Em um ano, entre 2022 e 2023, o indicador do plano de metas da prefeitura (de procedimentos de regularização fundiária, não só entregas) subiu de 19 mil para os mais de 121 mil atuais. O salto ocorreu, segundo o secretário, devido ao fim de imbróglio que permitiu a empresas contratadas para fazer o serviço de fato atuarem.
Apesar do atraso devido ao contrato sub judice, a gestão espera chegar perto da meta até o fim do ano, atingindo entre 180 mil e 200 mil beneficiados.
Chucre afirma que em um eventual novo plano de metas, em uma nova gestão, poderia haver um ajuste para deixar mais claro o que são procedimentos e o que foi finalizado.
Pela métrica atual do plano de metas, mesmo que a pessoa não veja ainda qualquer melhoria na vida prática, ela acaba contando como alguém que foi beneficiada no painel online que monitora esses compromissos.
A administração, no entanto, vinha tratando em seu material noticioso um tom acima disso, isto é, como se essas pessoas fossem legalmente donas de suas residências.
Um exemplo disso pode ser visto na divulgação da entrega de 14 mil certificados, ao lado do governador, neste mês. O texto publicado no site da gestão afirmava que “essas certidões se somam às mais de 100 mil já entregues pela Prefeitura de São Paulo, por meio da Secretaria Municipal de Habitação (Sehab) desde 2021”.
Após a reportagem questionar a prefeitura sobre o assunto, o texto foi reescrito com a afirmação de que a gestão “desde 2021 já beneficiou mais de 110 mil famílias com procedimentos de regularização fundiária”.
Em texto do fim do ano passado, a gestão afirmava que “até o final de 2023, 100 mil famílias na capital paulista terão a oportunidade de sair da irregularidade e receber as matrículas de seus imóveis e passarem ser legalmente proprietárias de suas casas”.

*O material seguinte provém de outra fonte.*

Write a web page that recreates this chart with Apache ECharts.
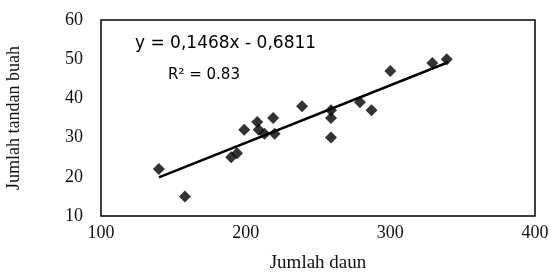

As informações dessas notícias geralmente são usadas pela imprensa como dado oficial, seja na época dos fatos ou posteriormente para fiscalizar promessas de uma gestão.
A planilha à qual Folha teve acesso é usada em processos internos da Sehab (Secretaria Municipal de Habitação), enviada pela Coordenadoria de Regularização Fundiária.
Analisando os processos em questão, é possível ver que alguns deles se encontram em estágio bastante acanhado.
O relatório de regularização de um loteamento no Jardim Carumbé, na zona norte de São Paulo, por exemplo, traz diversas lacunas sem preenchimento.
No espaço para uma planilha com os títulos de propriedade que envolvem o loteamento, por exemplo, há trechos como o seguinte: “Espaço Livre da Rua XXXXX (Atual Rua XXXXX)”.
Na planilha obtida pela reportagem, consta que o processo está na fase 1b, de definição de estratégias, assim como áreas que totalizam moradias de 57 mil famílias.
A reportagem questionou a prefeitura sobre o relatório do Jardim Carumbé, que afirmou que se trata de um documento preliminar.
“A finalidade do estudo é apresentar diagnóstico do núcleo urbano e propor um plano de ação para a regularização fundiária, atitude que pauta o trabalho desta gestão”, diz a administração em nota.
A gestão Nunes afirmou que “não há qualquer manipulação de números com viés eleitoral” e que “as informações fornecidas pela administração pública refletem a realidade dos serviços prestados”.